Still, the stigma of his league seems to be slowly shedding. Oregon State, Michigan and Boston College were among the schools checking in with St. Clement’s All-State receiver Khaneil Bruce two years ago, before an eye injury sidelined him at Nassau (N.Y.) Community College (Bruce, a Cambridge resident, signed with New Haven last month). Last year Matignon offensive tackle Badara Traore caught the eye of Cincinnati and Eastern Michigan, before also heading to Nassau.

“A lot of the schools in this league fly under the radar,” Walsh said. “A lot of the coaches come in and say, ‘Well, look at the competition’. But in the offseason, we’re going to summer camps against the best competition, and they’re going to blue chip camps. In-season, yes, maybe there’s not 22 Division 1 players on the field -- but there’s certainly three, four, five on the field every week.”

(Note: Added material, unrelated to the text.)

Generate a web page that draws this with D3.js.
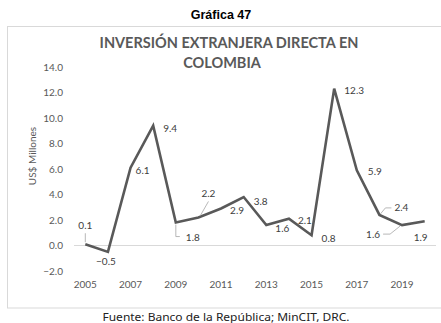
<!DOCTYPE html>
<html><head><meta charset="utf-8">
<script src="https://cdn.jsdelivr.net/npm/d3@7"></script>
<style>body{margin:0;background:#fff;}svg{display:block;}</style>
</head><body>
<script>
const years = [2005,2006,2007,2008,2009,2010,2011,2012,2013,2014,2015,2016,2017,2018,2019,2020];
const values = [0.1,-0.5,6.1,9.4,1.8,2.2,2.9,3.8,1.6,2.1,0.8,12.3,5.9,2.4,1.6,1.9];
const yTicks = [-2,0,2,4,6,8,10,12,14];
const xTickYears = [2005,2007,2009,2011,2013,2015,2017,2019];
const figTitle = "Gráfica 47";
const titleLines = ["INVERSIÓN EXTRANJERA DIRECTA EN","COLOMBIA"];
const yTitle = "US$ Millones";
const source = "Fuente: Banco de la República; MinCIT, DRC.";
// label layout (offsets from point, px) and leader lines
const labelOffsets = [[0,-19],[-2,10],[12,3],[17,3],[17,15],[10,-24],[16,2],[17,4],[16,3],[16,2],[17,3],[20,2],[18,1],[22,-7],[-29,9],[-4,16]];
const leaders = {0:[[0,-2],[0,-11]],4:[[0,2],[0,14],[4,14]],5:[[2,-2],[10,-16]],13:[[1,-1],[6,-7],[12,-7]],14:[[-2,1],[-12,9],[-19,9]]};

const W=441,H=323;
const svg=d3.select("body").append("svg").attr("width",W).attr("height",H);
const font="Lato, 'Open Sans', sans-serif";

svg.append("rect").attr("x",7.5).attr("y",26.5).attr("width",440).attr("height",281.5)
  .attr("fill","none").attr("stroke","#d9d9d9").attr("stroke-width",1);

svg.append("text").attr("x",221).attr("y",19).attr("text-anchor","middle")
  .attr("font-family","'Liberation Sans', Arial, sans-serif").attr("font-weight","bold")
  .attr("font-size",12.5).attr("fill","#000").text(figTitle);

titleLines.forEach((t,i)=>{
  svg.append("text").attr("x",i==0?229:222).attr("y",48+i*20).attr("text-anchor","middle")
    .attr("font-family",font).attr("font-weight","bold").attr("font-size",14.5)
    .attr("fill","#595959").text(t);
});

const x=d3.scaleBand().domain(years).range([74,436]);
const y=d3.scaleLinear().domain([-2,14]).range([271,67]);
const cx=d=>x(d)+x.bandwidth()/2;

// zero line
svg.append("line").attr("x1",74).attr("x2",436).attr("y1",y(0)).attr("y2",y(0))
  .attr("stroke","#d9d9d9").attr("stroke-width",1);

// y axis
const ya=svg.append("g").attr("transform","translate(66,0)")
  .call(d3.axisLeft(y).tickValues(yTicks).tickFormat(d3.format(".1f")).tickSize(0));
ya.select(".domain").remove();
ya.selectAll("text").attr("font-family",font).attr("font-size",10).attr("fill","#595959").attr("dx",0);

// x axis labels
const xa=svg.append("g").attr("transform","translate(0,271)")
  .call(d3.axisBottom(x).tickValues(xTickYears).tickSize(0));
xa.select(".domain").remove();
xa.selectAll("text").attr("font-family",font).attr("font-size",10).attr("fill","#595959").attr("dy",14);

// y title
svg.append("text").attr("transform","translate(36,156) rotate(-90)").attr("text-anchor","middle")
  .attr("font-family",font).attr("font-size",10).attr("fill","#595959").text(yTitle);

// line
svg.append("path").datum(values.map((v,i)=>[cx(years[i]),y(v)]))
  .attr("d",d3.line()).attr("fill","none").attr("stroke","#595959").attr("stroke-width",2.6)
  .attr("stroke-linejoin","miter");

// leaders
Object.entries(leaders).forEach(([i,pts])=>{
  const px=cx(years[+i]),py=y(values[+i]);
  svg.append("path").datum(pts.map(p=>[px+p[0],py+p[1]])).attr("d",d3.line())
    .attr("fill","none").attr("stroke","#a6a6a6").attr("stroke-width",0.8);
});

// labels
svg.append("g").selectAll("text").data(values).join("text")
  .attr("x",(v,i)=>cx(years[i])+labelOffsets[i][0])
  .attr("y",(v,i)=>y(v)+labelOffsets[i][1])
  .attr("dy","0.35em").attr("text-anchor","middle")
  .attr("font-family",font).attr("font-size",10).attr("fill","#404040")
  .text(v=>d3.format(".1f")(v));

svg.append("text").attr("x",226).attr("y",321).attr("text-anchor","middle")
  .attr("font-family","'Noto Sans', sans-serif").attr("font-size",10).attr("fill","#222")
  .attr("textLength",247).attr("lengthAdjust","spacingAndGlyphs")
  .text(source);
</script>
</body></html>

Coleman, who doesn’t turn 18 until this summer, is planning on grayshirting the fall semester at UMass, becoming a full-time student in the spring 2017 semester. He signed with UMass as an "athlete", with the possibility of filling one of several undetermined roles -- long-term, the plan is to make him an offensive tackle, but he could fit at defensive end as well.

“I’m still in disbelief that it went through, but I’m happy that I did,” Coleman said.